After the DOL’s reform, small groups may now more easily join other small groups to pool their employees for the purpose of being classified as a large group employer. The incentive for doing so is to enjoy a wider choice of health coverage and lower costs, given that large groups are not required to comply with some of the ACA’s expensive coverage mandates. In order to make use of such choices and potential cost savings, small group employers must collectively qualify as a bona fide association. (Non-bona fide associations are treated as individual employers and do not receive the same advantage).

The test of a bona fide association association is still a “commonality of interests,” which prior DOL guidance had defined very narrowly. However, the new rule expands the definition to declare that an association can demonstrate a commonality of interest among its members based on either geography or industry.

Specifically, association members must be either (1) in the same trade, industry, or profession throughout the U.S., or (2) in the same principal place of business within the same state or a common metropolitan area, even (in limited circumstances) where the metro area extends across state lines. An association may still not exist solely for the purpose of offering benefits – it must have at least one other substantial business purpose, such as lobbying or educating members.

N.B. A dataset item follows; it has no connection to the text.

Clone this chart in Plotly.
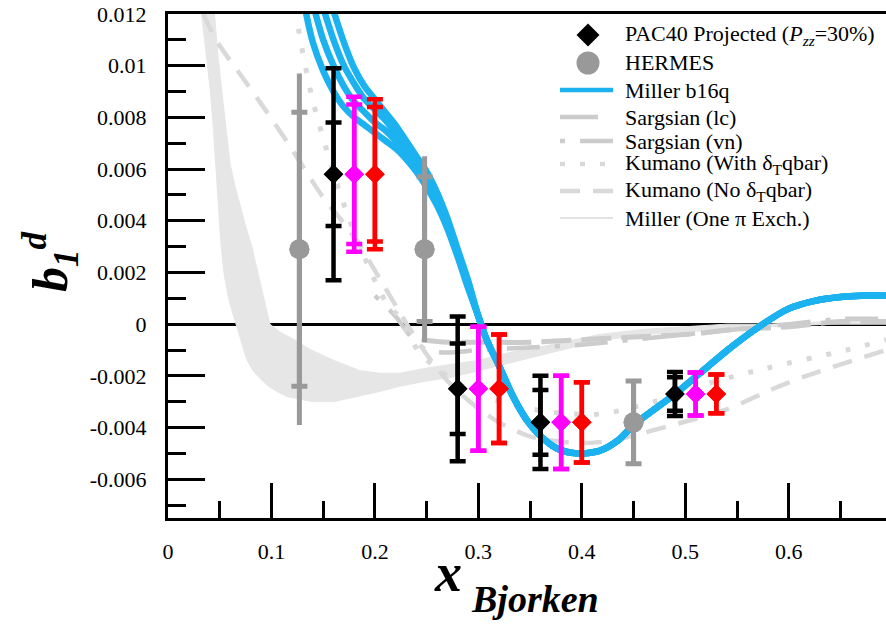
import plotly.graph_objects as go

# ---------------- data ----------------
# PAC40 projected points (black), with two companion series (magenta, red)
pac_x = [0.16, 0.28, 0.36, 0.49]
pac_y = [0.0058, -0.0025, -0.0038, -0.0027]
pac_err_total = [0.0041, 0.0028, 0.0018, 0.00085]
pac_err_stat = [0.0020, 0.00175, 0.00125, 0.00065]

mag_x = [0.18, 0.30, 0.38, 0.51]
mag_err_a = [0.0030, 0.0024, 0.0018, 0.00083]
mag_err_b = [0.0027, 0.0024, 0.0018, 0.00083]

red_x = [0.20, 0.32, 0.40, 0.53]
red_err_a = [0.0029, 0.0021, 0.00155, 0.00075]
red_err_b = [0.0026, 0.0021, 0.00155, 0.00075]

# HERMES measurement
hermes_x = [0.127, 0.248, 0.45]
hermes_y = [0.0029, 0.0029, -0.0038]
hermes_err_total = [0.0068, 0.0036, 0.0016]
hermes_err_stat = [0.0053, 0.0028, 0.0016]

# Miller b16q: four curves that merge into one above x ~ 0.3
b16q_1_x = [0.131, 0.14, 0.15, 0.16, 0.17, 0.18, 0.19, 0.20, 0.21, 0.22, 0.23, 0.24, 0.25, 0.26, 0.27, 0.28, 0.29]
b16q_1_y = [0.0125, 0.0109, 0.0098, 0.0090, 0.0084, 0.0080, 0.0077, 0.0074, 0.0071, 0.0068, 0.0064, 0.0059, 0.0053, 0.0046, 0.0037, 0.0026, 0.0014]
b16q_2_x = [0.14, 0.15, 0.16, 0.17, 0.18, 0.19, 0.20, 0.21, 0.22, 0.23, 0.24, 0.25, 0.26, 0.27, 0.28, 0.29]
b16q_2_y = [0.0124, 0.0110, 0.0100, 0.0092, 0.0086, 0.0082, 0.0078, 0.0075, 0.0071, 0.0066, 0.0061, 0.0055, 0.0048, 0.0038, 0.0027, 0.0015]
b16q_3_x = [0.148, 0.16, 0.17, 0.18, 0.19, 0.20, 0.21, 0.22, 0.23, 0.24, 0.25, 0.26, 0.27, 0.28, 0.29]
b16q_3_y = [0.0125, 0.0110, 0.0100, 0.0093, 0.0087, 0.0083, 0.0079, 0.0074, 0.0069, 0.0063, 0.0057, 0.0049, 0.0039, 0.0028, 0.0016]
b16q_4_x = [0.157, 0.17, 0.18, 0.19, 0.20, 0.21, 0.22, 0.23, 0.24, 0.25, 0.26, 0.27, 0.28, 0.29]
b16q_4_y = [0.0125, 0.0109, 0.0099, 0.0092, 0.0087, 0.0082, 0.0077, 0.0071, 0.0065, 0.0059, 0.0051, 0.0041, 0.0029, 0.0017]
b16q_tail_x = [0.30, 0.308, 0.321, 0.3335, 0.3466, 0.3594, 0.3755, 0.395, 0.417, 0.435, 0.45,
               0.47, 0.49, 0.514, 0.546, 0.575, 0.60, 0.625, 0.65, 0.67, 0.694]
b16q_tail_y = [0.0003, -0.0006, -0.0017, -0.0028, -0.0037, -0.0043, -0.0048, -0.0050, -0.0049, -0.0045, -0.0039,
               -0.0033, -0.0027, -0.0019, -0.00084, 0.0, 0.0006, 0.0009, 0.00105, 0.0011, 0.0011]

# Sargsian light-cone and virtual-nucleon calculations
sarg_lc_x = [0.245, 0.27, 0.30, 0.35, 0.40, 0.45, 0.50, 0.55, 0.60, 0.65, 0.694]
sarg_lc_y = [-0.0006, -0.0007, -0.0007, -0.0007, -0.0006, -0.0005, -0.0004, -0.0002, -0.0001, 0.0001, 0.0001]
sarg_vn_x = [0.20, 0.22, 0.235, 0.25, 0.27, 0.30, 0.35, 0.40, 0.45, 0.50, 0.55, 0.60, 0.65, 0.694]
sarg_vn_y = [0.0011, 0.0003, -0.0005, -0.0010, -0.0011, -0.0010, -0.0009, -0.0008, -0.0006, -0.0004, -0.0002, 0.0, 0.0002, 0.0002]

# Kumano fits, with and without the tensor-polarized antiquark term
kum_with_x = [0.1235, 0.1275, 0.139, 0.1485, 0.166, 0.1855, 0.21, 0.225, 0.235, 0.245, 0.26, 0.28, 0.30,
              0.33, 0.37, 0.41, 0.43, 0.47, 0.53, 0.579, 0.656, 0.694]
kum_with_y = [0.0122, 0.0111, 0.0088, 0.0074, 0.0051, 0.0030, 0.0009, 0.0002, -0.0006, -0.0012, -0.0017,
              -0.0023, -0.0027, -0.0031, -0.0034, -0.0035, -0.0034, -0.0030, -0.0022, -0.0017, -0.0010, -0.0006]
kum_no_x = [0.034, 0.048, 0.071, 0.094, 0.116, 0.1256, 0.15, 0.17, 0.186, 0.21, 0.234, 0.256, 0.275, 0.298,
            0.32, 0.347, 0.37, 0.40, 0.43, 0.46, 0.488, 0.54, 0.585, 0.617, 0.694]
kum_no_y = [0.0120, 0.0109, 0.0096, 0.0083, 0.0070, 0.0064, 0.0049, 0.0039, 0.0030, 0.0014, -0.0002, -0.0015,
            -0.0024, -0.0032, -0.0038, -0.0043, -0.0045, -0.0046, -0.0045, -0.0042, -0.0039, -0.0033, -0.0025,
            -0.0020, -0.0010]

# Miller one-pion-exchange band (upper and lower edges)
ope_hi_x = [0.045, 0.048, 0.052, 0.056, 0.060, 0.065, 0.070, 0.075, 0.081, 0.090, 0.0985, 0.108, 0.121,
            0.137, 0.160, 0.1855, 0.205, 0.224, 0.25, 0.275, 0.30, 0.33, 0.37, 0.417, 0.46, 0.50, 0.54,
            0.58, 0.64, 0.694]
ope_hi_y = [0.0120, 0.0105, 0.0090, 0.0075, 0.0062, 0.0053, 0.0045, 0.0038, 0.0030, 0.0015, 0.0, -0.0003,
            -0.00058, -0.00097, -0.0014, -0.0018, -0.0019, -0.0019, -0.0017, -0.00155, -0.0014, -0.0011,
            -0.0008, -0.0004, -0.0002, -0.0001, 0.0, 0.0, 0.0001, 0.00015]
ope_lo_x = [0.0325, 0.037, 0.041, 0.044, 0.047, 0.049, 0.051, 0.054, 0.058, 0.062, 0.066, 0.071, 0.076,
            0.082, 0.089, 0.097, 0.105, 0.115, 0.1275, 0.14, 0.160, 0.1855, 0.205, 0.224, 0.25, 0.275,
            0.30, 0.33, 0.37, 0.417, 0.46, 0.50, 0.54, 0.58, 0.64, 0.694]
ope_lo_y = [0.0120, 0.0105, 0.0090, 0.0075, 0.0060, 0.0045, 0.0032, 0.0020, 0.0011, 0.0005, 0.0, -0.0007,
            -0.00135, -0.0018, -0.0021, -0.0024, -0.0026, -0.0028, -0.0029, -0.0030, -0.0030, -0.00277,
            -0.0026, -0.0024, -0.0022, -0.00205, -0.0018, -0.0015, -0.0011, -0.00064, -0.0004, -0.0003,
            -0.0002, -0.0001, 0.0, 0.0]

# axis ticks
x_tick_vals = [0, 0.1, 0.2, 0.3, 0.4, 0.5, 0.6]
x_tick_text = ["0", "0.1", "0.2", "0.3", "0.4", "0.5", "0.6"]
x_minor_vals = [0.05, 0.15, 0.25, 0.35, 0.45, 0.55, 0.65]
y_tick_vals = [-0.006, -0.004, -0.002, 0, 0.002, 0.004, 0.006, 0.008, 0.01, 0.012]
y_tick_text = ["-0.006", "-0.004", "-0.002", "0", "0.002", "0.004", "0.006", "0.008", "0.01", "0.012"]
y_minor_vals = [-0.007, -0.005, -0.003, -0.001, 0.001, 0.003, 0.005, 0.007, 0.009, 0.011]

# ---------------- styles ----------------
SERIF = "Liberation Serif, Times New Roman, serif"
BLUE = "#1CB2EF"
MAGENTA = "#FF00FF"
RED = "#FF0000"
HERMES_GRAY = "#999999"
SARG_GRAY = "#CCCCCC"
KUM_GRAY = "#D9D9D9"
BAND_GRAY = "#E6E6E6"

DASH_LC = "30px,10px"
DASH_VN = "5px,15px,33px,15px"
DASH_DOT = "5px,15px"
DASH_DASH = "20px,13px"

W, H = 886, 626
ML, MR, MT, MB = 168, 0, 14, 108
PW, PH = W - ML - MR, H - MT - MB


def fx(px):
    return (px - ML) / PW


def fy(py):
    return (H - MB - py) / PH


fig = go.Figure()

# one-pion-exchange band
fig.add_trace(go.Scatter(
    x=ope_hi_x + ope_lo_x[::-1], y=ope_hi_y + ope_lo_y[::-1],
    mode="lines", fill="toself", fillcolor=BAND_GRAY,
    line=dict(color=BAND_GRAY, width=1),
    hoverinfo="skip", showlegend=False))

# model curves
for xs, ys, color, width, dash in [
    (sarg_lc_x, sarg_lc_y, SARG_GRAY, 5, DASH_LC),
    (sarg_vn_x, sarg_vn_y, SARG_GRAY, 4.5, DASH_VN),
    (kum_with_x, kum_with_y, KUM_GRAY, 5, DASH_DOT),
    (kum_no_x, kum_no_y, KUM_GRAY, 4.5, DASH_DASH),
]:
    fig.add_trace(go.Scatter(x=xs, y=ys, mode="lines",
                             line=dict(color=color, width=width, dash=dash, shape="spline", smoothing=0.8),
                             showlegend=False))

for hx, hy in [(b16q_1_x, b16q_1_y), (b16q_2_x, b16q_2_y), (b16q_3_x, b16q_3_y), (b16q_4_x, b16q_4_y)]:
    fig.add_trace(go.Scatter(x=hx + b16q_tail_x, y=hy + b16q_tail_y, mode="lines",
                             line=dict(color=BLUE, width=6.5, shape="spline", smoothing=0.8),
                             showlegend=False))

# HERMES points: total error without caps, statistical error with caps
fig.add_trace(go.Scatter(
    x=hermes_x, y=hermes_y, mode="markers",
    marker=dict(symbol="circle", size=20, color=HERMES_GRAY),
    error_y=dict(type="data", array=hermes_err_total, color=HERMES_GRAY, thickness=5, width=0),
    showlegend=False))
fig.add_trace(go.Scatter(
    x=hermes_x, y=hermes_y, mode="markers",
    marker=dict(symbol="circle", size=20, color=HERMES_GRAY),
    error_y=dict(type="data", array=hermes_err_stat, color=HERMES_GRAY, thickness=5, width=8),
    showlegend=False))

# projected points
for xs, errs, color in [
    (pac_x, [pac_err_total, pac_err_stat], "black"),
    (mag_x, [mag_err_a, mag_err_b], MAGENTA),
    (red_x, [red_err_a, red_err_b], RED),
]:
    for err in errs:
        fig.add_trace(go.Scatter(
            x=xs, y=pac_y, mode="markers",
            marker=dict(symbol="diamond", size=15, color=color),
            error_y=dict(type="data", array=err, color=color, thickness=4.5, width=8),
            showlegend=False))

# ---------------- hand-built legend ----------------
LEG_SYM_X = 588
LEG_LINE_X0, LEG_LINE_X1 = 560, 613
LEG_TEXT_X = 623
legend_rows = [
    ("PAC40 Projected (<i>P</i><sub><i>zz</i></sub>=30%)", 35, "diamond", "black", None, None),
    ("HERMES", 63, "circle", HERMES_GRAY, None, None),
    ("Miller b16q", 90, "line", BLUE, 4.5, "solid"),
    ("Sargsian (lc)", 117, "line", SARG_GRAY, 4.5, "38px,20px"),
    ("Sargsian (vn)", 141, "line", SARG_GRAY, 4.5, DASH_VN),
    ("Kumano (With δ<sub>T</sub>qbar)", 164, "line", KUM_GRAY, 4.5, DASH_DOT),
    ("Kumano (No δ<sub>T</sub>qbar)", 191, "line", KUM_GRAY, 4.5, DASH_DASH),
    ("Miller (One π Exch.)", 218, "line", "#E3E3E3", 2, "solid"),
]

shapes = []
annotations = []
for label, py, kind, color, lw, dash in legend_rows:
    if kind == "diamond":
        shapes.append(dict(type="path", xref="paper", yref="paper", xsizemode="pixel", ysizemode="pixel",
                           xanchor=fx(LEG_SYM_X), yanchor=fy(py),
                           path="M0,11.5 L11.5,0 L0,-11.5 L-11.5,0 Z", fillcolor=color, line=dict(width=0)))
    elif kind == "circle":
        shapes.append(dict(type="circle", xref="paper", yref="paper", xsizemode="pixel", ysizemode="pixel",
                           xanchor=fx(LEG_SYM_X), yanchor=fy(py), x0=-11.5, x1=11.5, y0=-11.5, y1=11.5,
                           fillcolor=color, line=dict(width=0)))
    else:
        shapes.append(dict(type="line", xref="paper", yref="paper",
                           x0=fx(LEG_LINE_X0), x1=fx(LEG_LINE_X1), y0=fy(py), y1=fy(py),
                           line=dict(color=color, width=lw, dash=dash)))
    annotations.append(dict(text=label, xref="paper", yref="paper", x=fx(LEG_TEXT_X), y=fy(py),
                            xanchor="left", yanchor="middle", showarrow=False,
                            font=dict(family=SERIF, size=22, color="black")))

# axis titles
annotations.append(dict(text="<b><i>x</i></b>", xref="paper", yref="paper", x=fx(448), y=fy(573),
                        xanchor="center", yanchor="middle", showarrow=False,
                        font=dict(family=SERIF, size=54, color="black")))
annotations.append(dict(text="<b><i>Bjorken</i></b>", xref="paper", yref="paper", x=fx(469), y=fy(599),
                        xanchor="left", yanchor="middle", showarrow=False,
                        font=dict(family=SERIF, size=38, color="black")))
annotations.append(dict(text="<b><i>b</i></b><sub><b><i>1</i></b></sub><sup><b><i>d</i></b></sup>",
                        xref="paper", yref="paper", x=fx(50), y=fy(262), textangle=-90,
                        xanchor="center", yanchor="middle", showarrow=False,
                        font=dict(family=SERIF, size=50, color="black")))

fig.update_layout(
    width=W, height=H, autosize=False,
    margin=dict(l=ML, r=MR, t=MT, b=MB, pad=0),
    paper_bgcolor="white", plot_bgcolor="white",
    showlegend=False,
    shapes=shapes, annotations=annotations,
    font=dict(family=SERIF, size=22, color="black"),
)
fig.update_xaxes(
    range=[0, 0.694], showgrid=False, zeroline=False,
    showline=True, linecolor="black", linewidth=3, mirror=True,
    ticks="inside", ticklen=35, tickwidth=2.5, tickcolor="black",
    tickmode="array", tickvals=x_tick_vals, ticktext=x_tick_text,
    tickfont=dict(family=SERIF, size=22, color="black"), ticklabelstandoff=12,
    minor=dict(ticks="inside", ticklen=17, tickwidth=2.5, tickcolor="black",
               tickmode="array", tickvals=x_minor_vals, showgrid=False),
)
fig.update_yaxes(
    range=[-0.0075, 0.012], showgrid=False,
    zeroline=True, zerolinecolor="black", zerolinewidth=2.5,
    showline=True, linecolor="black", linewidth=3,
    ticks="inside", ticklen=37, tickwidth=2.5, tickcolor="black",
    tickmode="array", tickvals=y_tick_vals, ticktext=y_tick_text,
    tickfont=dict(family=SERIF, size=22, color="black"), ticklabelstandoff=14,
    minor=dict(ticks="inside", ticklen=18, tickwidth=2.5, tickcolor="black",
               tickmode="array", tickvals=y_minor_vals, showgrid=False),
)

fig.write_html("out.html")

The final rule does not eliminate or supersede state laws that govern multiple employer welfare arrangements MEWAs), so it’s important to consult with experts on applicable state laws and regulations. If your company is already in an AHP that was formed under the stricter commonality-of-interest test, you should know that the rule is not intended to force existing AHPs to become bona fide associations as defined by the new rule. However, there may be significant advantages for you to do so. As part of a bona fide association, you can:

• take advantage of economies of scale in ways that are typically enjoyed only by large employers

• mitigate risk by increasing the size of the insured population

• strengthen your bargaining position to negotiate more competitive provider contracts

• reduce administrative overhead

Note that you can do all this while offering your employees a wider array of benefit options!